▼▼▼
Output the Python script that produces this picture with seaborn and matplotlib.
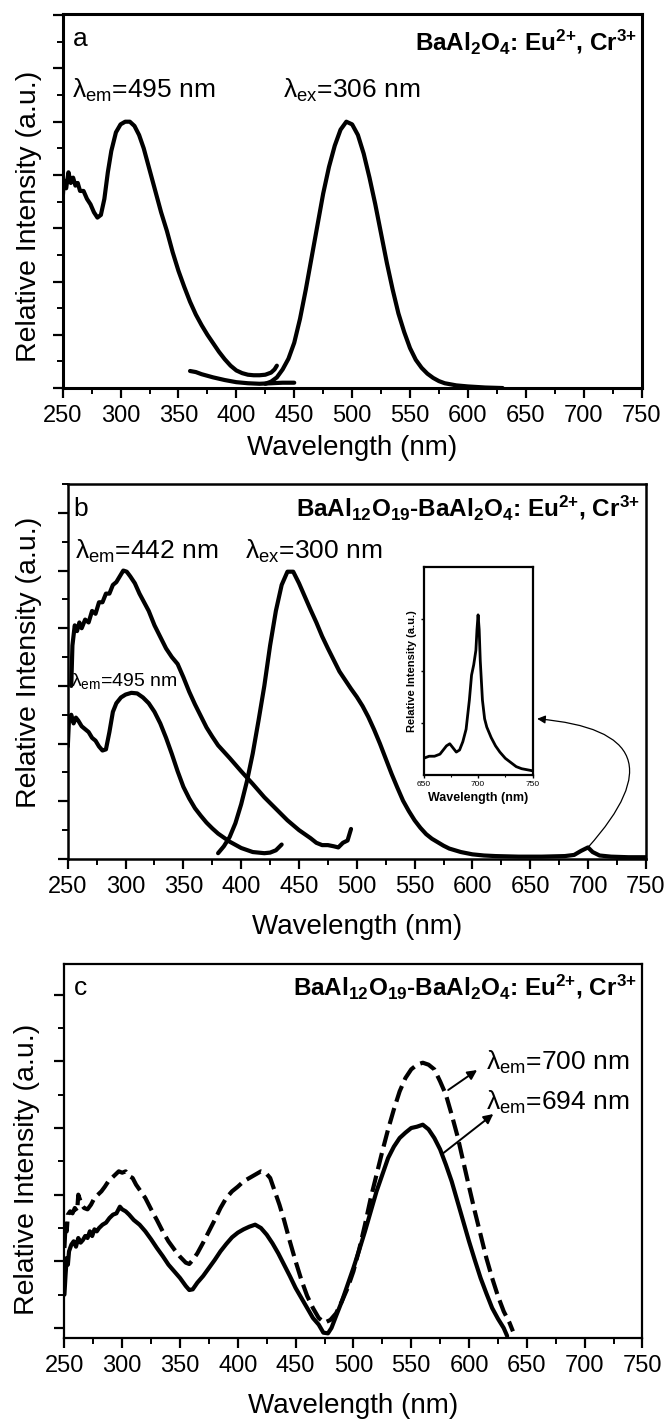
import matplotlib
matplotlib.use('Agg')
import matplotlib.pyplot as plt
from matplotlib.ticker import MultipleLocator, FixedLocator
import seaborn as sns

# ---- panel a: BaAl2O4: Eu2+, Cr3+ ----
a_ex_nm = [250, 251, 253, 255, 257, 259, 261, 263, 265, 268, 271, 274, 277, 280, 283, 286,
           289, 292, 296, 300, 304, 308, 312, 316, 320, 325, 330, 335, 340, 345, 350, 355,
           360, 365, 370, 375, 380, 385, 390, 395, 400, 405, 410, 415, 420, 425, 430, 433, 435]
a_ex_int = [3.55, 3.9, 3.75, 4.05, 3.85, 3.95, 3.8, 3.85, 3.7, 3.7, 3.55, 3.45, 3.3, 3.2, 3.25, 3.55,
            4.05, 4.45, 4.8, 4.95, 5.0, 5.0, 4.92, 4.75, 4.5, 4.1, 3.7, 3.3, 2.95, 2.55, 2.2, 1.9,
            1.62, 1.38, 1.18, 1.0, 0.84, 0.68, 0.54, 0.42, 0.33, 0.28, 0.25, 0.24, 0.24, 0.25, 0.29, 0.35, 0.42]
a_low_nm = [360, 365, 370, 380, 390, 400, 410, 420, 430, 440, 450]
a_low_int = [0.32, 0.3, 0.26, 0.2, 0.15, 0.11, 0.09, 0.08, 0.09, 0.1, 0.1]
a_em_nm = [425, 430, 435, 440, 445, 450, 455, 460, 465, 470, 475, 480, 485, 490, 495, 500, 505,
           510, 515, 520, 525, 530, 535, 540, 545, 550, 555, 560, 565, 570, 575, 580, 590, 600, 615, 630]
a_em_int = [0.08, 0.12, 0.2, 0.35, 0.55, 0.85, 1.3, 1.85, 2.45, 3.05, 3.65, 4.15, 4.55, 4.85, 5.0, 4.95, 4.75,
            4.4, 3.95, 3.45, 2.9, 2.35, 1.85, 1.4, 1.05, 0.75, 0.53, 0.38, 0.27, 0.19, 0.13, 0.09, 0.05, 0.03, 0.01, 0.0]

# ---- panel b: BaAl12O19-BaAl2O4: Eu2+, Cr3+ ----
b_ex442_nm = [253, 254, 256, 258, 260, 262, 265, 268, 271, 274, 277, 280, 283, 286, 289, 292, 295,
              298, 301, 304, 308, 312, 316, 320, 325, 330, 335, 340, 345, 350, 355, 360, 365, 370,
              375, 380, 390, 400, 410, 420, 430, 440, 450, 460, 465, 470, 475, 480, 484, 488, 492, 495]
b_ex442_int = [3.0, 3.7, 4.05, 3.95, 4.1, 4.0, 4.15, 4.1, 4.3, 4.25, 4.45, 4.45, 4.6, 4.6, 4.75, 4.8, 4.9,
               5.0, 4.98, 4.9, 4.78, 4.6, 4.45, 4.3, 4.05, 3.85, 3.65, 3.5, 3.38, 3.15, 2.9, 2.68, 2.48, 2.28,
               2.12, 1.97, 1.75, 1.52, 1.3, 1.07, 0.87, 0.67, 0.5, 0.36, 0.28, 0.24, 0.24, 0.22, 0.2, 0.28, 0.32, 0.52]
b_ex495_nm = [250, 251, 253, 255, 257, 259, 262, 265, 268, 271, 274, 277, 280, 283, 286, 289, 292,
              296, 300, 305, 310, 315, 320, 325, 330, 335, 340, 345, 350, 355, 360, 365, 370, 375,
              380, 390, 400, 410, 420, 425, 430, 435]
b_ex495_int = [1.95, 2.4, 2.5, 2.35, 2.45, 2.4, 2.3, 2.25, 2.2, 2.1, 2.05, 1.95, 1.88, 1.9, 2.2, 2.55, 2.7,
               2.8, 2.85, 2.88, 2.87, 2.8, 2.7, 2.55, 2.35, 2.1, 1.82, 1.52, 1.25, 1.05, 0.88, 0.75, 0.63, 0.53,
               0.44, 0.3, 0.19, 0.12, 0.1, 0.11, 0.15, 0.25]
b_em_nm = [380, 385, 390, 395, 400, 405, 410, 415, 420, 425, 430, 435, 440, 445, 450, 455, 460, 465,
           470, 475, 480, 485, 490, 495, 500, 505, 510, 515, 520, 525, 530, 535, 540, 545, 550, 555,
           560, 565, 570, 575, 580, 590, 600, 610, 620, 640, 660, 680, 688, 694, 700, 704, 710, 720, 735, 750]
b_em_int = [0.1, 0.22, 0.38, 0.62, 0.95, 1.35, 1.83, 2.4, 3.0, 3.7, 4.3, 4.75, 4.98, 4.98, 4.78, 4.55, 4.32, 4.1,
            3.86, 3.65, 3.45, 3.25, 3.1, 2.95, 2.81, 2.65, 2.46, 2.24, 2.0, 1.74, 1.48, 1.24, 1.01, 0.83, 0.67, 0.54,
            0.43, 0.35, 0.29, 0.23, 0.18, 0.12, 0.08, 0.06, 0.05, 0.04, 0.04, 0.05, 0.07, 0.14, 0.2, 0.12, 0.06, 0.04, 0.03, 0.03]
inset_nm = [650, 655, 660, 665, 668, 671, 674, 677, 680, 683, 686, 689, 692, 694, 696, 698, 699,
            700, 701, 702, 704, 706, 708, 712, 716, 720, 725, 730, 735, 740, 745, 750]
inset_int = [0.08, 0.09, 0.09, 0.1, 0.12, 0.14, 0.15, 0.13, 0.11, 0.12, 0.16, 0.22, 0.36, 0.48, 0.53, 0.6, 0.7,
             0.77, 0.7, 0.55, 0.36, 0.27, 0.23, 0.18, 0.14, 0.11, 0.08, 0.06, 0.04, 0.03, 0.025, 0.02]

# ---- panel c: excitation monitored at 700 nm (dashed) and 694 nm (solid) ----
c700_nm = [250, 251, 252, 253, 255, 257, 259, 261, 262, 263, 265, 267, 270, 273, 276, 279, 282, 285,
           288, 291, 294, 297, 300, 303, 306, 309, 312, 316, 320, 325, 330, 335, 340, 345, 350, 355,
           358, 361, 365, 370, 375, 380, 385, 390, 395, 400, 405, 410, 415, 420, 424, 428, 432, 436,
           440, 445, 450, 455, 460, 465, 470, 475, 480, 485, 490, 495, 500, 505, 510, 515, 520, 525,
           530, 535, 540, 545, 550, 555, 560, 565, 570, 575, 580, 585, 590, 595, 600, 605, 610, 615,
           620, 625, 630, 635, 638]
c700_int = [1.2, 1.55, 1.45, 1.7, 1.75, 1.72, 1.8, 1.75, 2.0, 1.95, 1.85, 1.8, 1.78, 1.85, 1.95, 2.0, 2.05, 2.12,
            2.2, 2.25, 2.3, 2.35, 2.33, 2.35, 2.28, 2.25, 2.15, 2.05, 1.95, 1.78, 1.62, 1.45, 1.3, 1.18, 1.07, 0.98,
            0.96, 1.02, 1.12, 1.28, 1.45, 1.62, 1.8, 1.95, 2.05, 2.12, 2.2, 2.25, 2.3, 2.35, 2.33, 2.25, 2.05, 1.85,
            1.62, 1.3, 1.0, 0.72, 0.48, 0.3, 0.15, 0.08, 0.12, 0.22, 0.4, 0.6, 0.85, 1.18, 1.55, 1.95, 2.3, 2.65,
            2.98, 3.28, 3.55, 3.75, 3.88, 3.95, 3.98, 3.95, 3.88, 3.7, 3.5, 3.2, 2.88, 2.5, 2.12, 1.75, 1.4, 1.05,
            0.75, 0.48, 0.25, 0.08, -0.05]
c694_nm = [250, 251, 252, 253, 254, 256, 258, 260, 262, 264, 266, 268, 270, 272, 274, 276, 278, 280,
           283, 286, 289, 292, 295, 298, 300, 303, 306, 310, 315, 320, 325, 330, 335, 340, 345, 350,
           355, 358, 361, 365, 370, 375, 380, 385, 390, 395, 400, 405, 410, 415, 420, 425, 430, 435,
           440, 445, 450, 455, 460, 465, 470, 474, 478, 481, 485, 490, 495, 500, 505, 510, 515, 520,
           525, 530, 535, 540, 545, 550, 555, 560, 565, 570, 575, 580, 585, 590, 595, 600, 605, 610,
           615, 620, 625, 630, 633]
c694_int = [0.5, 0.8, 1.05, 0.95, 1.15, 1.25, 1.3, 1.22, 1.35, 1.28, 1.32, 1.38, 1.35, 1.45, 1.38, 1.48, 1.45, 1.5,
            1.55, 1.58, 1.65, 1.7, 1.72, 1.82, 1.78, 1.75, 1.7, 1.62, 1.55, 1.45, 1.33, 1.2, 1.08, 0.95, 0.85, 0.75,
            0.63, 0.57, 0.58, 0.68, 0.78, 0.9, 1.02, 1.15, 1.26, 1.36, 1.43, 1.48, 1.52, 1.55, 1.5, 1.4, 1.27, 1.12,
            0.95, 0.78, 0.6, 0.45, 0.3, 0.15, 0.05, -0.07, -0.08, 0.0, 0.18, 0.4, 0.65, 0.9, 1.17, 1.45, 1.75, 2.05,
            2.3, 2.55, 2.72, 2.85, 2.93, 3.0, 3.02, 3.05, 2.98, 2.85, 2.68, 2.45, 2.2, 1.9, 1.6, 1.3, 1.02, 0.75,
            0.52, 0.3, 0.14, 0.0, -0.12]

# braces around "+" keep mathtext from spacing it like a binary operator
formula_a = 'BaAl$_2$O$_4$: Eu$^{2{+}}$, Cr$^{3{+}}$'
formula_bc = 'BaAl$_{12}$O$_{19}$-BaAl$_2$O$_4$: Eu$^{2{+}}$, Cr$^{3{+}}$'

sns.set_style('ticks')
plt.rcParams['font.family'] = ['Liberation Sans', 'DejaVu Sans']
plt.rcParams['mathtext.fontset'] = 'custom'
plt.rcParams['mathtext.rm'] = 'Liberation Sans'
plt.rcParams['mathtext.it'] = 'Liberation Sans:italic'
plt.rcParams['mathtext.bf'] = 'Liberation Sans:bold'
plt.rcParams['mathtext.default'] = 'regular'
for key in ['text.color', 'axes.labelcolor', 'xtick.color', 'ytick.color', 'axes.edgecolor']:
    plt.rcParams[key] = 'black'

fig = plt.figure(figsize=(6.64, 14.24), dpi=100)
ax_a = fig.add_axes([0.0944, 0.7275, 0.8718, 0.2626])
ax_b = fig.add_axes([0.1021, 0.3968, 0.8705, 0.2633])
ax_c = fig.add_axes([0.0970, 0.0604, 0.8705, 0.2626])

LW = 3.0
TXT = 19


def style_axis(ax, ylim, spine_w, label_xy, xpad):
    ax.set_xlim(250, 750)
    ax.set_ylim(*ylim)
    ax.xaxis.set_major_locator(MultipleLocator(50))
    ax.xaxis.set_minor_locator(MultipleLocator(25))
    ax.yaxis.set_major_locator(MultipleLocator(1))
    ax.yaxis.set_minor_locator(MultipleLocator(0.5))
    ax.tick_params(which='major', direction='out', length=7, width=1.6, labelsize=17, pad=5,
                   top=False, right=False, labelleft=False)
    ax.tick_params(which='minor', direction='out', length=4, width=1.4, top=False, right=False)
    for s in ax.spines.values():
        s.set_linewidth(spine_w)
    ax.set_xlabel('Wavelength (nm)', fontsize=20, labelpad=xpad)
    ax.set_ylabel('Relative Intensity (a.u.)', fontsize=20.5)
    ax.yaxis.set_label_coords(*label_xy)


# panel a
sns.lineplot(x=a_ex_nm, y=a_ex_int, ax=ax_a, color='black', lw=LW, sort=False)
sns.lineplot(x=a_low_nm, y=a_low_int, ax=ax_a, color='black', lw=LW, sort=False)
sns.lineplot(x=a_em_nm, y=a_em_int, ax=ax_a, color='black', lw=LW, sort=False)
style_axis(ax_a, (0, 7.02), 2.2, (-0.036, 0.46), 6)
ax_a.text(259, 6.43, 'a', fontsize=19, ha='left', va='baseline')
ax_a.text(746, 6.34, formula_a, fontsize=17.5, fontweight='bold', ha='right', va='baseline')
ax_a.text(258, 5.44, 'λ$_{em}$=495 nm', fontsize=TXT, ha='left', va='baseline')
ax_a.text(440, 5.44, 'λ$_{ex}$=306 nm', fontsize=TXT, ha='left', va='baseline')

# panel b
sns.lineplot(x=b_ex442_nm, y=b_ex442_int, ax=ax_b, color='black', lw=LW, sort=False)
sns.lineplot(x=b_ex495_nm, y=b_ex495_int, ax=ax_b, color='black', lw=LW, sort=False)
sns.lineplot(x=b_em_nm, y=b_em_int, ax=ax_b, color='black', lw=LW, sort=False)
style_axis(ax_b, (0, 6.5), 1.8, (-0.045, 0.523), 12)
ax_b.text(255, 5.95, 'b', fontsize=19, ha='left', va='baseline')
ax_b.text(745, 5.95, formula_bc, fontsize=17.5, fontweight='bold', ha='right', va='baseline')
ax_b.text(256, 5.2, 'λ$_{em}$=442 nm', fontsize=TXT, ha='left', va='baseline')
ax_b.text(403, 5.2, 'λ$_{ex}$=300 nm', fontsize=TXT, ha='left', va='baseline')
ax_b.text(253, 3.0, 'λ$_{em}$=495 nm', fontsize=14, ha='left', va='baseline')

ax_in = fig.add_axes([0.638, 0.4558, 0.164, 0.146])
sns.lineplot(x=inset_nm, y=inset_int, ax=ax_in, color='black', lw=2.0, sort=False)
ax_in.set_xlim(650, 750)
ax_in.set_ylim(0, 1)
ax_in.xaxis.set_major_locator(FixedLocator([650, 700, 750]))
ax_in.xaxis.set_minor_locator(FixedLocator([675, 725]))
ax_in.yaxis.set_major_locator(FixedLocator([0.25, 0.5, 0.75]))
ax_in.tick_params(which='major', direction='out', length=2.5, width=1, labelsize=6, pad=2,
                  labelleft=False, top=False, right=False)
ax_in.tick_params(which='minor', direction='out', length=1.5, width=0.8, top=False, right=False)
for s in ax_in.spines.values():
    s.set_linewidth(1.6)
ax_in.set_xlabel('Wavelength (nm)', fontsize=9, fontweight='bold', labelpad=3)
ax_in.set_ylabel('Relative Intensity (a.u.)', fontsize=8, fontweight='bold', labelpad=2)

ax_b.annotate('', xy=(656, 2.43), xytext=(700, 0.2),
              arrowprops=dict(arrowstyle='-|>', lw=0.9, color='black', mutation_scale=12,
                              connectionstyle='arc3,rad=1.0', shrinkA=0, shrinkB=0))

# panel c
sns.lineplot(x=c700_nm, y=c700_int, ax=ax_c, color='black', lw=LW, sort=False,
             linestyle=(0, (4, 1.6)))
sns.lineplot(x=c694_nm, y=c694_int, ax=ax_c, color='black', lw=LW, sort=False)
style_axis(ax_c, (-0.15, 5.46), 1.6, (-0.042, 0.452), 12)
ax_c.text(258, 5.0, 'c', fontsize=19, ha='left', va='baseline')
ax_c.text(745, 5.0, formula_bc, fontsize=17.5, fontweight='bold', ha='right', va='baseline')
ax_c.text(615, 3.87, 'λ$_{em}$=700 nm', fontsize=TXT, ha='left', va='baseline')
ax_c.text(615, 3.27, 'λ$_{em}$=694 nm', fontsize=TXT, ha='left', va='baseline')
ax_c.annotate('', xy=(607, 3.87), xytext=(582, 3.57),
              arrowprops=dict(arrowstyle='-|>', lw=1.4, color='black', mutation_scale=14,
                              shrinkA=0, shrinkB=0))
ax_c.annotate('', xy=(621, 3.21), xytext=(577.5, 2.62),
              arrowprops=dict(arrowstyle='-|>', lw=1.4, color='black', mutation_scale=14,
                              shrinkA=0, shrinkB=0))

fig.savefig('out.png', dpi=100, facecolor='white')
▲▲▲
=== Task instructions ===
Repeat only what lies between the start of the data and the end of the line containing "import seaborn as sns", exactly, with pictures left out.

=== Output for this task ===
Output the Python script that produces this picture with seaborn and matplotlib.
import matplotlib
matplotlib.use('Agg')
import matplotlib.pyplot as plt
from matplotlib.ticker import MultipleLocator, FixedLocator
import seaborn as sns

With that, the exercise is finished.